6
Там, между улицами Рахукохту и Тоом-Рюютли, в трехсотлетнем скрипучем доме в глубине двора, в двух комнатах-конурах, им доставшихся, судебный пристав в ноябре 1929-го описал их имущество. И тут же распорядился перенести его в фургоны, дожидавшиеся во дворе, и увезти прочь. Бог знает куда. На какой-то вещевой склад, где оно должно пойти с торгов. На покрытие долгов, оставленных отцом. Как было сказано — на покрытие очень малой части долгов, символическое покрытие.
Когда вещи были увезены — два тусклых следа от фургонов на ноябрьском ледке, покрытом порошей, уходящих через булыжный двор в подворотню, — они оба, Улло и мать, так и остались сидеть на двух оставленных им стульях за кухонным, покрытым клеенкой столом, внесенным в комнату.

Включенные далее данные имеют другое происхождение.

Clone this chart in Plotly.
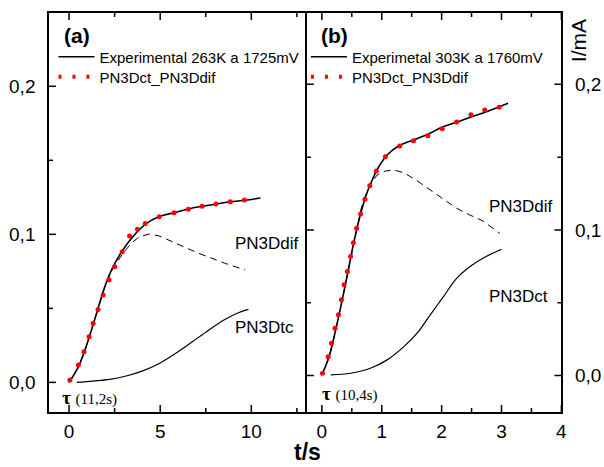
import plotly.graph_objects as go

# ---------------- Panel (a) data ----------------
a_exp_t = [0.0, 0.51, 0.87, 1.23, 1.59, 1.96, 2.41, 2.95, 3.5, 4.22, 4.95, 5.76, 6.58, 7.3, 8.11, 8.84, 9.66, 10.5]
a_exp_i = [0.0, 0.0105, 0.0218, 0.0353, 0.050, 0.0646, 0.078, 0.0894, 0.0984, 0.107, 0.112, 0.1146, 0.1173, 0.119, 0.1205, 0.122, 0.123, 0.1245]

a_fit_t = [0.05, 0.51, 0.82, 1.1, 1.32, 1.59, 1.87, 2.19, 2.5, 2.92, 3.32, 3.75, 4.18, 4.95, 5.76, 6.54, 7.3, 8.06, 8.84, 9.62]
a_fit_i = [0.0016, 0.0117, 0.0207, 0.0308, 0.0399, 0.0493, 0.059, 0.0691, 0.0781, 0.0882, 0.0989, 0.1035, 0.1074, 0.1119, 0.1146, 0.1169, 0.119, 0.1205, 0.122, 0.1232]

a_dif_t = [0.0, 0.5, 0.87, 1.23, 1.59, 1.96, 2.41, 2.95, 3.41, 3.86, 4.4, 4.95, 5.67, 6.4, 7.12, 7.84, 8.57, 9.66]
a_dif_i = [0.0, 0.0103, 0.0215, 0.035, 0.0497, 0.0642, 0.0772, 0.087, 0.094, 0.0984, 0.1002, 0.0989, 0.095, 0.091, 0.0871, 0.0838, 0.0804, 0.0759]

a_ct_t = [0.42, 1.32, 2.23, 3.13, 4.04, 4.95, 5.85, 6.76, 7.66, 8.57, 9.29, 9.84]
a_ct_i = [0.0, 0.0009, 0.002, 0.0043, 0.0078, 0.0128, 0.0196, 0.0274, 0.0353, 0.0426, 0.047, 0.0493]

# ---------------- Panel (b) data ----------------
b_exp_t = [0.0, 0.12, 0.23, 0.34, 0.43, 0.53, 0.62, 0.73, 0.84, 0.95, 1.09, 1.28, 1.53, 1.78, 2.0, 2.25, 2.5, 2.75, 3.11]
b_exp_i = [0.0005, 0.013, 0.0314, 0.052, 0.0703, 0.0909, 0.1069, 0.1229, 0.1343, 0.1434, 0.1515, 0.1577, 0.1618, 0.1659, 0.1705, 0.1739, 0.1778, 0.1812, 0.187]

b_fit_t = [0.01, 0.105, 0.16, 0.22, 0.277, 0.326, 0.37, 0.426, 0.48, 0.525, 0.58, 0.647, 0.72, 0.80, 0.91, 1.06, 1.30, 1.53, 1.77, 2.01, 2.25, 2.49, 2.72, 2.96]
b_fit_i = [0.0016, 0.013, 0.0222, 0.0325, 0.0417, 0.052, 0.0623, 0.0714, 0.0817, 0.0913, 0.1012, 0.111, 0.1211, 0.1304, 0.1405, 0.1503, 0.1577, 0.1613, 0.1647, 0.1695, 0.1741, 0.1791, 0.1824, 0.1842]

b_dif_t = [0.0, 0.12, 0.23, 0.34, 0.43, 0.53, 0.65, 0.70, 0.80, 0.92, 1.06, 1.2, 1.37, 1.59, 1.81, 2.03, 2.25, 2.47, 2.69, 2.97]
b_dif_i = [0.0005, 0.0128, 0.031, 0.0515, 0.0698, 0.09, 0.1137, 0.1206, 0.1305, 0.1377, 0.1405, 0.1412, 0.1393, 0.1338, 0.1275, 0.1206, 0.1149, 0.1103, 0.1062, 0.0977]

b_ct_t = [0.15, 0.48, 0.81, 1.09, 1.37, 1.59, 1.81, 2.03, 2.25, 2.47, 2.69, 3.0]
b_ct_i = [0.0005, 0.0016, 0.005, 0.0108, 0.0199, 0.0291, 0.0417, 0.0542, 0.0668, 0.0748, 0.0806, 0.0868]

# tick positions (major labelled, minor unlabelled)
y_tickvals = [0.0, 0.05, 0.1, 0.15, 0.2]
y_ticktext = ["0,0", "", "0,1", "", "0,2"]
a_xtickvals = [0, 2.5, 5, 7.5, 10, 12.5]
a_xticktext = ["0", "", "5", "", "10", ""]
b_xtickvals = [0, 0.5, 1, 1.5, 2, 2.5, 3, 3.5, 4]
b_xticktext = ["0", "", "1", "", "2", "", "3", "", "4"]

FONT = "Liberation Sans, Arial, sans-serif"
SERIF = "Liberation Serif, Times New Roman, serif"

W, H = 604, 467
XA0, XA1, XB1 = 49.5, 310.0, 567.0
YT, YB = 13.0, 412.0
xa_dom = [XA0 / W, XA1 / W]
xb_dom = [XA1 / W, XB1 / W]
y_dom = [(H - YB) / H, (H - YT) / H]
a_xrange, a_yrange = [-1.1, 13.05], [-0.020, 0.2495]
b_xrange, b_yrange = [-0.25, 4.0], [-0.025, 0.249]

fig = go.Figure()

# panel a
fig.add_trace(go.Scatter(x=a_dif_t, y=a_dif_i, mode="lines", line=dict(color="black", width=1, dash="7px,5px"),
                         showlegend=False, xaxis="x", yaxis="y"))
fig.add_trace(go.Scatter(x=a_ct_t, y=a_ct_i, mode="lines", line=dict(color="black", width=1.2, shape="spline"),
                         showlegend=False, xaxis="x", yaxis="y"))
fig.add_trace(go.Scatter(x=a_exp_t, y=a_exp_i, mode="lines", line=dict(color="black", width=1.6, shape="spline"),
                         name="Experimental 263K a 1725mV", legend="legend", xaxis="x", yaxis="y"))
fig.add_trace(go.Scatter(x=a_fit_t, y=a_fit_i, mode="markers", marker=dict(color="red", size=5),
                         showlegend=False, xaxis="x", yaxis="y"))
fig.add_trace(go.Scatter(x=[None], y=[None], mode="lines", line=dict(color="red", width=4, dash="3px,11px"),
                         name="PN3Dct_PN3Ddif", legend="legend2", xaxis="x", yaxis="y"))

# panel b
fig.add_trace(go.Scatter(x=b_dif_t, y=b_dif_i, mode="lines", line=dict(color="black", width=1, dash="7px,5px"),
                         showlegend=False, xaxis="x2", yaxis="y2"))
fig.add_trace(go.Scatter(x=b_ct_t, y=b_ct_i, mode="lines", line=dict(color="black", width=1.2, shape="spline"),
                         showlegend=False, xaxis="x2", yaxis="y2"))
fig.add_trace(go.Scatter(x=b_exp_t, y=b_exp_i, mode="lines", line=dict(color="black", width=1.6, shape="spline"),
                         name="Experimetal 303K a 1760mV", legend="legend3", xaxis="x2", yaxis="y2"))
fig.add_trace(go.Scatter(x=b_fit_t, y=b_fit_i, mode="markers", marker=dict(color="red", size=5),
                         showlegend=False, xaxis="x2", yaxis="y2"))
fig.add_trace(go.Scatter(x=[None], y=[None], mode="lines", line=dict(color="red", width=4, dash="3px,11px"),
                         name="PN3Dct_PN3Ddif", legend="legend4", xaxis="x2", yaxis="y2"))

# inward tick marks as line traces, lengths converted from pixels with the axis ranges
def tick_trace(xvals, xtexts, yvals, ytexts, xr, yr, wpx, hpx, xa, ya, yside_both):
    ux = (xr[1] - xr[0]) / wpx   # data units per pixel
    uy = (yr[1] - yr[0]) / hpx
    xs, ys = [], []
    for v, t in zip(xvals, xtexts):
        L = 7 if t else 4
        xs += [v, v, None, v, v, None]
        ys += [yr[0], yr[0] + L * uy, None, yr[1], yr[1] - L * uy, None]
    for v, t in zip(yvals, ytexts):
        L = 7 if t else 4
        xs += [xr[0], xr[0] + L * ux, None]
        ys += [v, v, None]
        if yside_both:
            xs += [xr[1], xr[1] - L * ux, None]
            ys += [v, v, None]
    fig.add_trace(go.Scatter(x=xs, y=ys, mode="lines", line=dict(color="black", width=1.5),
                             showlegend=False, hoverinfo="skip", xaxis=xa, yaxis=ya))

tick_trace(a_xtickvals, a_xticktext, y_tickvals, y_ticktext, a_xrange, a_yrange, XA1 - XA0, YB - YT, "x", "y", False)
tick_trace(b_xtickvals, b_xticktext, y_tickvals, y_ticktext, b_xrange, b_yrange, XB1 - XA1, YB - YT, "x2", "y2", True)

def axis(dom, rng, tickvals, ticktext, anchor, side=None, mirror=True, standoff=4):
    d = dict(domain=dom, range=rng, tickmode="array", tickvals=tickvals, ticktext=ticktext, anchor=anchor,
             showline=True, linecolor="black", linewidth=1.5, mirror=mirror, ticks="",
             showgrid=False, zeroline=False, ticklabelstandoff=standoff,
             tickfont=dict(family=FONT, size=19, color="black"))
    if side is not None:
        d["side"] = side
    return d

def leg(x, y):
    return dict(x=x / W, y=1 - y / H, xanchor="left", yanchor="middle", bgcolor="rgba(0,0,0,0)",
                font=dict(family=FONT, size=15, color="black"), itemwidth=36, borderwidth=0)

fig.update_layout(
    width=W, height=H, margin=dict(l=0, r=0, t=0, b=0),
    paper_bgcolor="white", plot_bgcolor="rgba(0,0,0,0)",
    font=dict(family=FONT, color="black"),
    xaxis=axis(xa_dom, a_xrange, a_xtickvals, a_xticktext, "y", standoff=1),
    yaxis=axis(y_dom, a_yrange, y_tickvals, y_ticktext, "x", mirror=False, standoff=8),
    xaxis2=axis(xb_dom, b_xrange, b_xtickvals, b_xticktext, "y2", standoff=1),
    yaxis2=axis(y_dom, b_yrange, y_tickvals, y_ticktext, "x2", side="right", standoff=8),
    legend=leg(54, 57),
    legend2=leg(54, 77),
    legend3=leg(309, 57),
    legend4=leg(309, 77),
)

ann = []
def add_text(x, y, text, size, xanchor="left", family=FONT, angle=0, yanchor="middle"):
    ann.append(dict(x=x / W, y=1 - y / H, xref="paper", yref="paper", text=text, showarrow=False,
                    xanchor=xanchor, yanchor=yanchor, textangle=angle,
                    font=dict(family=family, size=size, color="black")))

add_text(63, 35, "<b>(a)</b>", 21)
add_text(322, 35, "<b>(b)</b>", 21)
add_text(235, 243, "PN3Ddif", 17)
add_text(235, 327, "PN3Dtc", 17)
add_text(492, 206, "PN3Ddif", 17)
add_text(492, 296, "PN3Dct", 17)
add_text(61, 397, "<b>τ</b> <span style='font-size:15px'>(11,2s)</span>", 19, family=SERIF)
add_text(323, 393, "<b>τ</b> <span style='font-size:15px'>(10,4s)</span>", 19, family=SERIF)
add_text(311, 467, "<b>t/s</b>", 23, xanchor="center", yanchor="bottom")
add_text(584, 41, "I/mA", 21, xanchor="center", angle=-90)
fig.update_layout(annotations=ann)

fig.write_html("out.html")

И я вспомнил в тот момент, когда Улло это описывал: моей маме после ареста отца в 1945-м, и не за долги, а по политическим делам, был оставлен настоящий дубовый обеденный стол с обутыми в медь ножками. И тоже два стула. Невзирая на то, что я тогда не жил с матерью, мама была одна. И несмотря на то, что мама спросила у начальника увозивших мебель солдат, юнца, младшего офицера с голубыми погонами, почему это государство оставляет ей два стула, если она одновременно может сидеть только на одном?
Итак, Улло сидел там с мамой до тех пор, пока он вдруг не сказал, как мне представляется, резко и хрипло: «Мама, клянемся: мы не заплачем!»

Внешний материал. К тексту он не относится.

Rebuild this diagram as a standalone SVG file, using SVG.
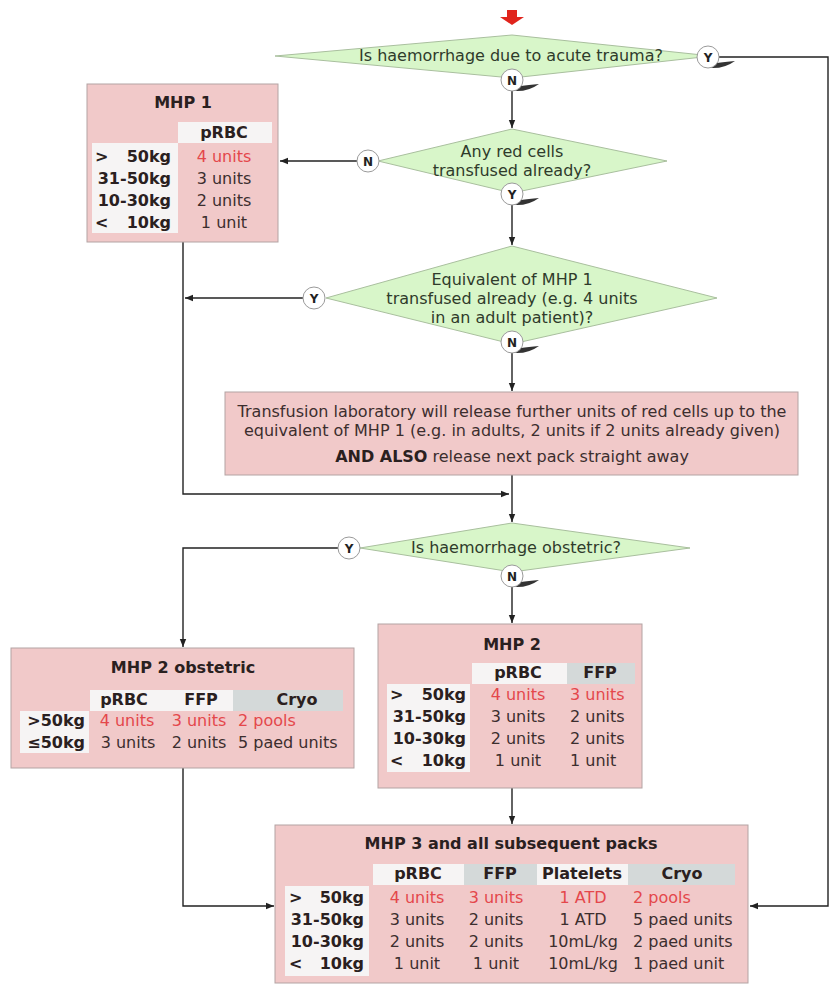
<svg xmlns="http://www.w3.org/2000/svg" width="831" height="985" viewBox="0 0 831 985">
<defs>
<marker id="ah" viewBox="0 0 10 10" refX="10" refY="5" markerWidth="8" markerHeight="8" orient="auto" markerUnits="userSpaceOnUse"><path d="M0,1 L10,5 L0,9 Z" fill="#222"/></marker>
<style>
text{font-family:"DejaVu Sans",Verdana,sans-serif;font-size:16px;fill:#3c2e2e}
.dia{fill:#d8f6c9;stroke:#a9bf9e;stroke-width:1}
.dt{fill:#2f3b2b;text-anchor:middle}
.box{fill:#f1c9c9;stroke:#b3a3a3;stroke-width:1}
.hw{fill:#f6f4f4}
.hg{fill:#d4d9d9}
.b{font-weight:bold;fill:#2a2020}
.m{text-anchor:middle}
.e{text-anchor:end}
.r{fill:#e4474b}
.circ{fill:#fff;stroke:#9a9a9a;stroke-width:1}
.sh{fill:#333}
.yn{font-size:12px;font-weight:bold;text-anchor:middle;fill:#222}
.cn{fill:none;stroke:#222;stroke-width:1.4}
</style>
</defs>
<rect width="831" height="985" fill="#fff"/>

<g id="start">
<rect x="507" y="10" width="10" height="8" fill="#e0241c"/>
<polygon points="500,17 524,17 512,25" fill="#e0241c"/>
</g>

<g id="connectors">
<path class="cn" d="M512,91 V128" marker-end="url(#ah)"/>
<path class="cn" d="M719,57 H828 V906 H750" marker-end="url(#ah)"/>
<path class="cn" d="M357,161 H280" marker-end="url(#ah)"/>
<path class="cn" d="M512,205 V245" marker-end="url(#ah)"/>
<path class="cn" d="M303,298 H185" marker-end="url(#ah)"/>
<path class="cn" d="M183,237 V494 H509" marker-end="url(#ah)"/>
<path class="cn" d="M512,353 V391" marker-end="url(#ah)"/>
<path class="cn" d="M512,475 V522" marker-end="url(#ah)"/>
<path class="cn" d="M338,548 H183 V647" marker-end="url(#ah)"/>
<path class="cn" d="M512,587 V623" marker-end="url(#ah)"/>
<path class="cn" d="M183,768 V906 H274" marker-end="url(#ah)"/>
<path class="cn" d="M512,788 V824" marker-end="url(#ah)"/>
</g>

<g id="d1">
<polygon class="dia" points="275,56 512,35 712,56 512,78"/>
<text class="dt" x="511" y="61">Is haemorrhage due to acute trauma?</text>
</g>
<g id="d1-y" transform="translate(708,57)"><path class="sh" d="M2,11 Q16,12 27,4 Q16,5 9,6 Z"/><circle class="circ" r="11"/><text class="yn" y="4.5">Y</text></g>
<g id="d1-n" transform="translate(512,80)"><path class="sh" d="M2,11 Q16,12 27,4 Q16,5 9,6 Z"/><circle class="circ" r="11"/><text class="yn" y="4.5">N</text></g>

<g id="mhp1">
<rect class="box" x="87" y="84" width="191" height="158"/>
<rect class="hw" x="178" y="122" width="94" height="21"/>
<rect class="hw" x="92" y="143" width="86" height="90"/>
<text class="b m" x="183" y="108">MHP 1</text>
<text class="b m" x="224" y="138">pRBC</text>
<text class="b" x="95" y="162">&gt;</text><text class="b e" x="171" y="162">50kg</text>
<text class="b e" x="171" y="184">31-50kg</text>
<text class="b e" x="171" y="206">10-30kg</text>
<text class="b" x="95" y="228">&lt;</text><text class="b e" x="171" y="228">10kg</text>
<text class="m r" x="224" y="162">4 units</text>
<text class="m" x="224" y="184">3 units</text>
<text class="m" x="224" y="206">2 units</text>
<text class="m" x="224" y="228">1 unit</text>
</g>

<g id="d2">
<polygon class="dia" points="378,161 512,129 667,161 512,193"/>
<text class="dt" x="512" y="157">Any red cells</text>
<text class="dt" x="512" y="176">transfused already?</text>
</g>
<g id="d2-n" transform="translate(368,161)"><circle class="circ" r="11"/><text class="yn" y="4.5">N</text></g>
<g id="d2-y" transform="translate(512,194)"><path class="sh" d="M2,11 Q16,12 27,4 Q16,5 9,6 Z"/><circle class="circ" r="11"/><text class="yn" y="4.5">Y</text></g>

<g id="d3">
<polygon class="dia" points="326,298 512,246 717,298 512,344"/>
<text class="dt" x="512" y="285">Equivalent of MHP 1</text>
<text class="dt" x="512" y="304">transfused already (e.g. 4 units</text>
<text class="dt" x="512" y="323">in an adult patient)?</text>
</g>
<g id="d3-y" transform="translate(314,298)"><circle class="circ" r="11"/><text class="yn" y="4.5">Y</text></g>
<g id="d3-n" transform="translate(512,342)"><path class="sh" d="M2,11 Q16,12 27,4 Q16,5 9,6 Z"/><circle class="circ" r="11"/><text class="yn" y="4.5">N</text></g>

<g id="lab">
<rect class="box" x="225" y="392" width="573" height="83"/>
<text class="m" x="512" y="417">Transfusion laboratory will release further units of red cells up to the</text>
<text class="m" x="512" y="436">equivalent of MHP 1 (e.g. in adults, 2 units if 2 units already given)</text>
<text class="m" x="512" y="462"><tspan class="b">AND ALSO</tspan> release next pack straight away</text>
</g>

<g id="d4">
<polygon class="dia" points="360,548 512,523 690,548 512,572"/>
<text class="dt" x="516" y="553">Is haemorrhage obstetric?</text>
</g>
<g id="d4-y" transform="translate(349,548)"><circle class="circ" r="11"/><text class="yn" y="4.5">Y</text></g>
<g id="d4-n" transform="translate(512,576)"><path class="sh" d="M2,11 Q16,12 27,4 Q16,5 9,6 Z"/><circle class="circ" r="11"/><text class="yn" y="4.5">N</text></g>

<g id="mhp2obs">
<rect class="box" x="11" y="648" width="343" height="120"/>
<rect class="hw" x="90" y="690" width="143" height="21"/>
<rect class="hg" x="233" y="690" width="110" height="21"/>
<rect class="hw" x="20" y="711" width="69" height="42"/>
<text class="b m" x="183" y="673">MHP 2 obstetric</text>
<text class="b m" x="124" y="705">pRBC</text>
<text class="b m" x="201" y="705">FFP</text>
<text class="b m" x="297" y="705">Cryo</text>
<text class="b e" x="85" y="726">&gt;50kg</text>
<text class="b e" x="85" y="748">≤50kg</text>
<text class="m r" x="127" y="726">4 units</text>
<text class="m r" x="199" y="726">3 units</text>
<text class="r" x="238" y="726">2 pools</text>
<text class="m" x="128" y="748">3 units</text>
<text class="m" x="199" y="748">2 units</text>
<text x="238" y="748">5 paed units</text>
</g>

<g id="mhp2">
<rect class="box" x="378" y="624" width="264" height="164"/>
<rect class="hw" x="472" y="663" width="95" height="21"/>
<rect class="hg" x="567" y="663" width="68" height="21"/>
<rect class="hw" x="387" y="684" width="83" height="88"/>
<text class="b m" x="512" y="650">MHP 2</text>
<text class="b m" x="518" y="678">pRBC</text>
<text class="b m" x="600" y="678">FFP</text>
<text class="b" x="390" y="700">&gt;</text><text class="b e" x="466" y="700">50kg</text>
<text class="b e" x="466" y="722">31-50kg</text>
<text class="b e" x="466" y="744">10-30kg</text>
<text class="b" x="390" y="766">&lt;</text><text class="b e" x="466" y="766">10kg</text>
<text class="m r" x="518" y="700">4 units</text>
<text class="m" x="518" y="722">3 units</text>
<text class="m" x="518" y="744">2 units</text>
<text class="m" x="518" y="766">1 unit</text>
<text class="r" x="570" y="700">3 units</text>
<text x="570" y="722">2 units</text>
<text x="570" y="744">2 units</text>
<text x="570" y="766">1 unit</text>
</g>

<g id="mhp3">
<rect class="box" x="275" y="825" width="473" height="158"/>
<rect class="hw" x="373" y="864" width="91" height="21"/>
<rect class="hg" x="464" y="864" width="73" height="21"/>
<rect class="hw" x="537" y="864" width="91" height="21"/>
<rect class="hg" x="628" y="864" width="107" height="21"/>
<rect class="hw" x="285" y="886" width="84" height="90"/>
<text class="b m" x="511" y="849">MHP 3 and all subsequent packs</text>
<text class="b m" x="418" y="879">pRBC</text>
<text class="b m" x="500" y="879">FFP</text>
<text class="b m" x="582" y="879">Platelets</text>
<text class="b m" x="682" y="879">Cryo</text>
<text class="b" x="289" y="903">&gt;</text><text class="b e" x="364" y="903">50kg</text>
<text class="b e" x="364" y="925">31-50kg</text>
<text class="b e" x="364" y="947">10-30kg</text>
<text class="b" x="289" y="969">&lt;</text><text class="b e" x="364" y="969">10kg</text>
<text class="m r" x="417" y="903">4 units</text>
<text class="m" x="417" y="925">3 units</text>
<text class="m" x="417" y="947">2 units</text>
<text class="m" x="417" y="969">1 unit</text>
<text class="m r" x="496" y="903">3 units</text>
<text class="m" x="496" y="925">2 units</text>
<text class="m" x="496" y="947">2 units</text>
<text class="m" x="496" y="969">1 unit</text>
<text class="m r" x="583" y="903">1 ATD</text>
<text class="m" x="583" y="925">1 ATD</text>
<text class="m" x="583" y="947">10mL/kg</text>
<text class="m" x="583" y="969">10mL/kg</text>
<text class="r" x="633" y="903">2 pools</text>
<text x="633" y="925">5 paed units</text>
<text x="633" y="947">2 paed units</text>
<text x="633" y="969">1 paed unit</text>
</g>
</svg>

Они были раздавлены, в глазах стояли слезы, рука лежала в руке. И может быть, они не справились бы со своими горькими слезами обманутых и преданных, если бы рукопожатие, грозившее вызвать поток слез, не было задумано именно против этих слез. Но немного погодя Улло заболел. Он думал, говоря об этом, что то, чему не позволяла вылиться в слезах мальчишеская гордость, должно было выйти гноем в виде болезни. Как бы там ни было, у него началось третье или четвертое за все его детство воспаление среднего уха, и на этот раз самое серьезное и неотступное. Его терзали нестерпимая боль и высокая температура. Доктор Дункель, вызванный мамой, который по старой памяти незамедлительно явился на Вышгород, покачал головой. Тут же послали за машиной с красным крестом из военного госпиталя Юхкенталь, и доктор Дункель промучился с Улло в больнице две или три недели. Поправляться он стал лишь после того, как ему пробили перегородку правого уха и выпустили гной. Кстати, про эту болезнь в своих заметках я написал, по его собственному определению, в кавычках: «Это был физически проявленный стресс».

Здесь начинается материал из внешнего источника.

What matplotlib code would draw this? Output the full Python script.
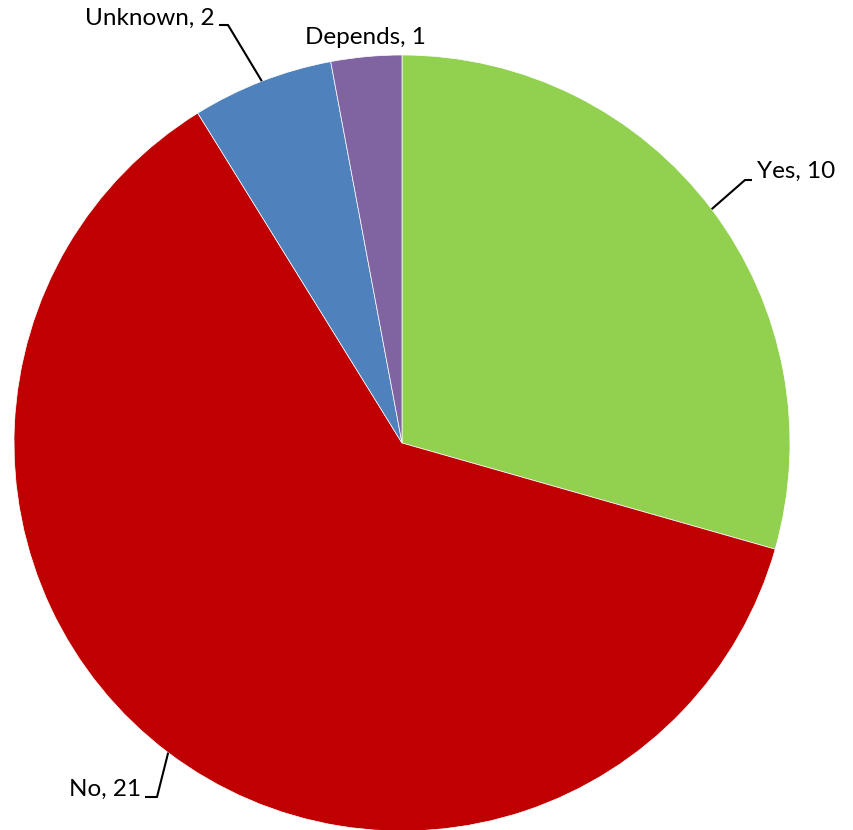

Когда я у него спросил, как он перенес это пробивание перегородки правого уха, он ответил шестьдесят лет спустя:
«Противно. Это даже не было ужасно больно. Ведь это делалось под глубоким наркозом. Доктор Дункель левой рукой держал стамеску и правой молоток. И мой мозг просто сотрясался. До глазного яблока. Не думаю, чтобы я душераздирающе кричал. За два дня до этого мне ведь исполнилось четырнадцать. И больница была военным госпиталем. Там же не пристало кричать. Однако позднее и всю жизнь, когда заходила речь о физической боли, по самому краю черепа у меня пробегала боль. Помню, я читал «Живописца» Лепика[17], он издан в Швеции в 1951-м, не так ли? Если не ошибаюсь, до меня он дошел в 1954-м, стало быть, двадцать пять лет спустя после операции. Но когда я прочитал, ты помнишь:
когда я это читал и читаю, мою голову и глазные яблоки пронзает боль. Воображаемая боль, и все же. И когда я в тот раз вернулся из больницы домой, то почувствовал себя таким расклеившимся, что мама через некоторое время забрала меня из школы. Я тогда уже ходил в седьмой класс Викмановской гимназии».
17
Лепик Калью (1920–1999) — выдающийся эстонский поэт. С 1944 года жил в эмиграции, в Швеции.